I rode all 254 back in 2008-2009. When I finished my quest, I called Ride Texas (and John Poor at Max’s Honda in Abilene) and left a message for Val, that I had finished all of the counties. She had previously told me that she had not heard of it being done, so I thought it would be interesting.
I rode my 2008 Goldwing on my journey. I kept records of my stops for fuel, sleeping, and eating to document my ride.
It was a great experience to see things on the road that you would not expect to see.
I have thought about doing it a second time, but on a Harley this time. Age is catching up to me, so it is just an idea for now.
There was a gentleman and his wife that started right after I finished. I never heard if they did or didn’t. I hope so for anyone that does it.
LikeLiked by 1 person
That’s great to hear, Jim – congratulations on accomplishing this feat! This is the first time I’ve heard of someone else doing it. I don’t know, but you may have been the first!
May have been the first, but no one that I talked to had heard of it being done. It was more of a personal goal to myself to do it. I had heard as to where people were riding the circumference roads of the state (which would be neat to do also!).
I like the way you wrote about your journey. I am not much of a writer or picture taker and the courthouse pictures are a neat way to see the architecture through the years. I just rode and saw was out there. People ask me what is the prettiest part of Texas and my reply was that they all had their uniqueness to each of their own.
I was looking one day at my treks through New Mexico and found that I had done 22 of the 33 counties!
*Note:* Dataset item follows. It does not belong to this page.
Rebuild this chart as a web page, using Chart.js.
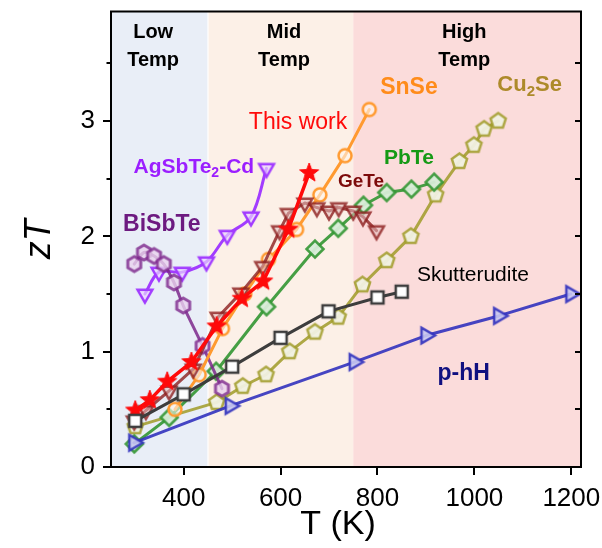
<!DOCTYPE html>
<html>
<head>
<meta charset="utf-8">
<script src="https://cdn.jsdelivr.net/npm/chart.js@4/dist/chart.umd.min.js"></script>
<style>
  html, body { margin: 0; padding: 0; background: #ffffff; }
  canvas { display: block; }
</style>
</head>
<body>
<canvas id="c" width="602" height="548"></canvas>
<script>
// ---- data: temperature (K) and zT for each material ----
const thisWorkT  = [300, 330, 366, 416, 468, 520, 564, 616, 659];
const thisWorkZT = [0.49, 0.58, 0.74, 0.91, 1.22, 1.46, 1.61, 2.06, 2.55];

const geteT  = [298, 322, 370, 420, 471, 518, 563, 598, 616, 650, 675, 700, 720, 750, 770, 798];
const geteZT = [0.40, 0.49, 0.66, 0.85, 1.30, 1.51, 1.74, 2.05, 2.20, 2.29, 2.25, 2.22, 2.25, 2.22, 2.17, 2.05];

const snseT  = [382, 432, 480, 526, 575, 633, 681, 733, 783];
const snseZT = [0.50, 0.80, 1.20, 1.50, 1.80, 2.06, 2.36, 2.70, 3.10];

const pbteT  = [298, 370, 467, 571, 671, 719, 771, 819, 870, 917];
const pbteZT = [0.20, 0.43, 0.83, 1.39, 1.89, 2.07, 2.27, 2.38, 2.41, 2.47];

const cu2seT  = [300, 468, 522, 570, 619, 671, 719, 769, 819, 869, 920, 969, 999, 1020, 1049];
const cu2seZT = [0.35, 0.56, 0.70, 0.80, 1.00, 1.17, 1.30, 1.58, 1.79, 2.00, 2.36, 2.65, 2.79, 2.93, 3.00];

const skuttT  = [300, 400, 500, 600, 699, 800, 850];
const skuttZT = [0.40, 0.63, 0.87, 1.12, 1.35, 1.47, 1.52];

const phhT  = [297, 496, 752, 900, 1050, 1199];
const phhZT = [0.21, 0.53, 0.91, 1.14, 1.31, 1.50];

const agsbteT  = [320, 349, 397, 447, 490, 539, 571];
const agsbteZT = [1.50, 1.69, 1.69, 1.78, 2.01, 2.17, 2.59];

const bisbteT  = [298, 318, 339, 359, 380, 399, 439, 479];
const bisbteZT = [1.76, 1.86, 1.83, 1.76, 1.60, 1.40, 1.05, 0.68];

// ---- axes ----
const xTicks = [400, 600, 800, 1000, 1200];
const yTicks = [0, 0.5, 1, 1.5, 2, 2.5, 3, 3.5];
const xRange = [250, 1220];
const yRange = [0, 3.95];

// temperature bands: edges (K), headings
const bandEdges = [250, 450, 750, 1220];
const bandHeads = [['Low', 'Temp'], ['Mid', 'Temp'], ['High', 'Temp']];
const bandColors = ['#e9eef7', '#fcf0e7', '#fbdcdb'];

const FONT = "'Liberation Sans', Arial, Helvetica, sans-serif";

// ---- marker sprites ----
function polyPath(g, n, r, rot) {
  for (let k = 0; k < n; k++) {
    const a = rot + k * 2 * Math.PI / n;
    const px = r * Math.cos(a), py = r * Math.sin(a);
    if (k === 0) g.moveTo(px, py); else g.lineTo(px, py);
  }
}
const shapes = {
  star(g, r) {
    for (let k = 0; k < 10; k++) {
      const a = -Math.PI / 2 + k * Math.PI / 5;
      const rr = k % 2 ? r * 0.42 : r;
      const px = rr * Math.cos(a), py = rr * Math.sin(a);
      if (k === 0) g.moveTo(px, py); else g.lineTo(px, py);
    }
  },
  triDown(g, r) { polyPath(g, 3, r, Math.PI / 2); },
  triRight(g, r) { polyPath(g, 3, r, 0); },
  pentagon(g, r) { polyPath(g, 5, r, -Math.PI / 2); },
  hexagon(g, r) { polyPath(g, 6, r, -Math.PI / 2); },
  diamond(g, r) { polyPath(g, 4, r, 0); },
  square(g, r) { polyPath(g, 4, r, Math.PI / 4); },
  circle(g, r) { g.arc(0, 0, r, 0, 2 * Math.PI); }
};
function sprite(shape, r, stroke, fill, lw) {
  const pad = lw + 2;
  const s = Math.ceil(2 * r + 2 * pad);
  const c = document.createElement('canvas');
  c.width = s; c.height = s;
  const g = c.getContext('2d');
  g.translate(s / 2, s / 2);
  g.beginPath();
  shapes[shape](g, r);
  g.closePath();
  if (fill) { g.fillStyle = fill; g.fill(); }
  if (lw) { g.lineWidth = lw; g.strokeStyle = stroke; g.lineJoin = 'miter'; g.stroke(); }
  return c;
}

function pts(xs, ys) { return xs.map((x, i) => ({ x: x, y: ys[i] })); }

function series(label, xs, ys, color, width, marker, extra) {
  return Object.assign({
    label: label,
    data: pts(xs, ys),
    borderColor: color,
    borderWidth: width,
    pointStyle: marker,
    pointRadius: 8,
    tension: 0,
    fill: false,
    borderJoinStyle: 'round',
    borderCapStyle: 'round'
  }, extra || {});
}

// listed from front to back
const datasets = [
  series('Skutterudite', skuttT, skuttZT, '#3d3d3d', 3,
         sprite('square', 8.5, '#3d3d3d', '#ffffff', 2.5)),
  series('This work', thisWorkT, thisWorkZT, '#ff0a0a', 3.5,
         sprite('star', 10, '#ff0a0a', '#ff0a0a', 1)),
  series('GeTe', geteT, geteZT, 'rgba(140,30,30,0.8)', 3,
         sprite('triDown', 8.5, 'rgba(140,30,30,0.8)', 'rgba(225,190,190,0.55)', 2.5)),
  series('SnSe', snseT, snseZT, '#ff9a30', 3,
         sprite('circle', 6.5, '#ff9a30', 'rgba(255,246,236,0.6)', 2.5)),
  series('BiSbTe', bisbteT, bisbteZT, 'rgba(125,40,140,0.85)', 3,
         sprite('hexagon', 7.5, 'rgba(125,40,140,0.8)', 'rgba(232,210,238,0.8)', 3),
         { tension: 0.3 }),
  series('AgSbTe2-Cd', agsbteT, agsbteZT, '#a23cff', 3,
         sprite('triDown', 8.5, '#a23cff', 'rgba(232,212,255,0.7)', 2.5),
         { tension: 0.35 }),
  series('p-hH', phhT, phhZT, 'rgba(50,50,190,0.9)', 3,
         sprite('triRight', 9, 'rgba(50,50,190,0.9)', 'rgba(200,200,240,0.9)', 2.5)),
  series('PbTe', pbteT, pbteZT, 'rgba(50,150,50,0.9)', 3,
         sprite('diamond', 8.5, 'rgba(50,150,50,0.9)', 'rgba(215,236,215,0.95)', 2.5)),
  series('Cu2Se', cu2seT, cu2seZT, 'rgba(160,155,40,0.85)', 3,
         sprite('pentagon', 8, 'rgba(160,155,40,0.85)', 'rgba(240,240,225,0.95)', 2.5))
];
datasets.forEach((d, i) => { d.order = i; });

// in-plot labels, anchored in data coordinates (T, zT)
const seriesLabels = [
  { parts: [['SnSe']], at: [865, 3.29], color: '#ff8c1a', size: 23, bold: true },
  { parts: [['Cu'], ['2', 1], ['Se']], at: [1114, 3.31], color: '#ad8a2a', size: 22, bold: true },
  { parts: [['This work']], at: [636, 2.99], color: '#ff0a0a', size: 23, bold: false },
  { parts: [['AgSbTe'], ['2', 1], ['-Cd']], at: [421, 2.60], color: '#9b1eff', size: 21, bold: true },
  { parts: [['BiSbTe']], at: [355, 2.10], color: '#6d1a80', size: 23, bold: true },
  { parts: [['GeTe']], at: [766, 2.47], color: '#7c0a0a', size: 19, bold: true },
  { parts: [['PbTe']], at: [865, 2.68], color: '#159a15', size: 21, bold: true },
  { parts: [['Skutterudite']], at: [997, 1.66], color: '#000000', size: 21, bold: false },
  { parts: [['p-hH']], at: [978, 0.81], color: '#101080', size: 23, bold: true }
];

function drawRich(ctx, parts, cx, cy, size, bold, color) {
  const main = (bold ? 'bold ' : '') + size + 'px ' + FONT;
  const sub = (bold ? 'bold ' : '') + Math.round(size * 0.66) + 'px ' + FONT;
  let total = 0;
  const widths = parts.map(p => {
    ctx.font = p[1] ? sub : main;
    const w = ctx.measureText(p[0]).width;
    total += w;
    return w;
  });
  let x = cx - total / 2;
  ctx.fillStyle = color;
  ctx.textAlign = 'left';
  ctx.textBaseline = 'middle';
  parts.forEach((p, i) => {
    ctx.font = p[1] ? sub : main;
    ctx.fillText(p[0], x, p[1] ? cy + size * 0.3 : cy);
    x += widths[i];
  });
}

const decor = {
  id: 'decor',
  beforeDatasetsDraw(chart) {
    const { ctx, chartArea: a, scales: { x } } = chart;
    ctx.save();
    for (let i = 0; i < bandColors.length; i++) {
      const x0 = x.getPixelForValue(bandEdges[i]);
      const x1 = x.getPixelForValue(bandEdges[i + 1]);
      ctx.fillStyle = bandColors[i];
      ctx.fillRect(x0, a.top, x1 - x0, a.bottom - a.top);
    }
    // thin light divider after the low-temperature band
    const xd = x.getPixelForValue(bandEdges[1]);
    ctx.fillStyle = 'rgba(255,255,255,0.9)';
    ctx.fillRect(xd - 0.5, a.top, 1.2, a.bottom - a.top);
    ctx.restore();
  },
  afterDraw(chart) {
    const { ctx, chartArea: a, scales: { x, y } } = chart;
    ctx.save();
    ctx.strokeStyle = '#000';
    ctx.lineWidth = 2;
    // frame
    ctx.strokeRect(a.left, a.top, a.right - a.left, a.bottom - a.top);
    // tick marks
    ctx.beginPath();
    xTicks.forEach(v => {
      const px = Math.round(x.getPixelForValue(v));
      ctx.moveTo(px, a.bottom); ctx.lineTo(px, a.bottom + 8);
    });
    yTicks.forEach(v => {
      const py = Math.round(y.getPixelForValue(v));
      const len = Number.isInteger(v) ? 8 : 4.5;
      ctx.moveTo(a.left, py); ctx.lineTo(a.left - len, py);
      ctx.moveTo(a.right, py); ctx.lineTo(a.right - 6, py);
    });
    ctx.stroke();

    // band headings
    ctx.fillStyle = '#000';
    ctx.textAlign = 'center';
    ctx.textBaseline = 'middle';
    ctx.font = 'bold 20px ' + FONT;
    const headX = [337, 607, 979];
    bandHeads.forEach((h, i) => {
      const px = x.getPixelForValue(headX[i]);
      ctx.fillText(h[0], px, a.top + 21);
      ctx.fillText(h[1], px, a.top + 49);
    });

    // series labels
    seriesLabels.forEach(l => {
      drawRich(ctx, l.parts, x.getPixelForValue(l.at[0]), y.getPixelForValue(l.at[1]),
               l.size, l.bold, l.color);
    });

    // axis titles
    ctx.fillStyle = '#000';
    ctx.textAlign = 'center';
    ctx.textBaseline = 'middle';
    ctx.font = '34px ' + FONT;
    ctx.fillText('T (K)', (a.left + a.right) / 2 - 8, 525);
    ctx.save();
    ctx.translate(40, (a.top + a.bottom) / 2);
    ctx.rotate(-Math.PI / 2);
    ctx.font = 'italic 36px ' + FONT;
    ctx.fillText('zT', 0, 0);
    ctx.restore();
    ctx.restore();
  }
};

new Chart(document.getElementById('c'), {
  type: 'line',
  data: { datasets: datasets },
  plugins: [decor],
  options: {
    responsive: false,
    animation: false,
    devicePixelRatio: 1,
    events: [],
    layout: { padding: { left: 0, right: 21, top: 9, bottom: 0 } },
    plugins: { legend: { display: false }, tooltip: { enabled: false } },
    scales: {
      x: {
        type: 'linear',
        min: xRange[0], max: xRange[1],
        afterBuildTicks: s => { s.ticks = xTicks.map(v => ({ value: v })); },
        afterFit: s => { s.height = 81; s.paddingLeft = 0; s.paddingRight = 0; },
        grid: { color: 'transparent', drawOnChartArea: false, tickLength: 8 },
        border: { display: false },
        ticks: { font: { family: FONT, size: 26 }, color: '#000', padding: 8,
                 maxRotation: 0, autoSkip: false,
                 callback: v => String(v) }
      },
      y: {
        type: 'linear',
        min: yRange[0], max: yRange[1],
        afterBuildTicks: s => { s.ticks = yTicks.map(v => ({ value: v })); },
        afterFit: s => { s.width = 111; s.paddingTop = 0; s.paddingBottom = 0; },
        grid: { color: 'transparent', drawOnChartArea: false, tickLength: 8 },
        border: { display: false },
        ticks: { font: { family: FONT, size: 26 }, color: '#000', padding: 8,
                 autoSkip: false,
                 callback: v => Number.isInteger(v) ? String(v) : '' }
      }
    }
  }
});
</script>
</body>
</html>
LOL I may have to take off and finish that state, but no more. LOL
Again, congratulations on your quest. I am glad that we are a part of a few to undertake the journey.
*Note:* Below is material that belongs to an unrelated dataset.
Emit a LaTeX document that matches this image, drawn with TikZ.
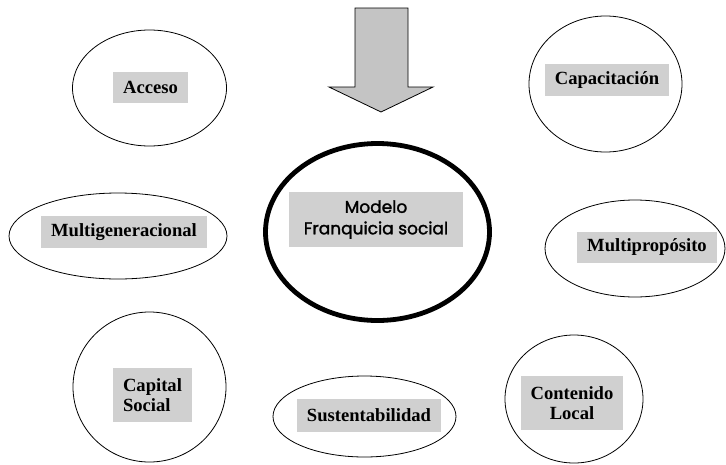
\documentclass[tikz,border=0pt]{standalone}
\usepackage{fontspec}
\setmainfont{Liberation Serif}
\newfontfamily\geofont[FakeBold=1.6]{Poppins}
\usetikzlibrary{shapes.geometric}
\definecolor{lblgray}{HTML}{D0D0D0}
\definecolor{arrgray}{HTML}{C4C4C4}
\tikzset{
  oval/.style={draw=black, line width=0.8pt, ellipse, inner sep=0pt},
  lbl/.style={fill=lblgray, inner sep=0pt, align=center, font=\fontsize{18.6}{20.5}\selectfont\bfseries},
  centerlbl/.style={fill=lblgray, inner sep=0pt, align=center, font=\fontsize{17}{21.5}\selectfont\geofont}
}
\begin{document}
\begin{tikzpicture}[x=1pt,y=-1pt]
\useasboundingbox (0,0) rectangle (726,464);
% arrow
\draw[fill=arrgray, line width=0.8pt, line join=miter] (355,8) -- (408,8) -- (408,87) -- (433,87) -- (381,112) -- (329,87) -- (355,87) -- cycle;
% ovals
\node[oval, minimum width=154pt, minimum height=116pt] (acceso) at (149.5,88) {};
\node[oval, minimum width=153pt, minimum height=136pt] (capac) at (605.5,84) {};
\node[oval, line width=4.8pt, minimum width=224pt, minimum height=177pt] (modelo) at (377.5,232) {};
\node[oval, minimum width=218pt, minimum height=86pt] (multigen) at (118,236) {};
\node[oval, minimum width=180pt, minimum height=97pt] (multiprop) at (635,248.5) {};
\node[oval, minimum width=153pt, minimum height=150pt] (capital) at (149.5,387) {};
\node[oval, minimum width=183pt, minimum height=81pt] (sust) at (364.5,416.5) {};
\node[oval, minimum width=138pt, minimum height=128pt] (conten) at (574,399) {};
% labels
\node[lbl, minimum width=75pt, minimum height=31pt] (accesoL) at (150.5,87.5) {Acceso};
\node[lbl, minimum width=124pt, minimum height=32pt] (capacL) at (607,80) {Capacitación};
\node[centerlbl, minimum width=174pt, minimum height=55pt] (modeloL) at (376,219.5) {Modelo\\Franquicia social};
\node[lbl, minimum width=166pt, minimum height=32pt] (multigenL) at (124,232) {Multigeneracional};
\node[lbl, minimum width=140pt, minimum height=31pt] (multipropL) at (647,247.5) {Multipropósito};
\node[lbl, align=left, minimum width=79pt, minimum height=54pt] (capitalL) at (152.5,395) {Capital\\Social};
\node[lbl, minimum width=144pt, minimum height=33pt] (sustL) at (369,415.5) {Sustentabilidad};
\node[lbl, minimum width=102pt, minimum height=54pt] (contenL) at (572,403) {Contenido\\Local};
\end{tikzpicture}
\end{document}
On a side note: I have multiple Walmart ‘Roads of Texas’ map books that I have highlighted every road that I have ridden on each of my motorcycles! It is good to record them and then slowly watch every page turn colors as the roads are ridden.
I am trying to get out next week and go somewhere for a couple of days.
Hope to see and meet you sometime, until then, ride safe and enjoy the ride.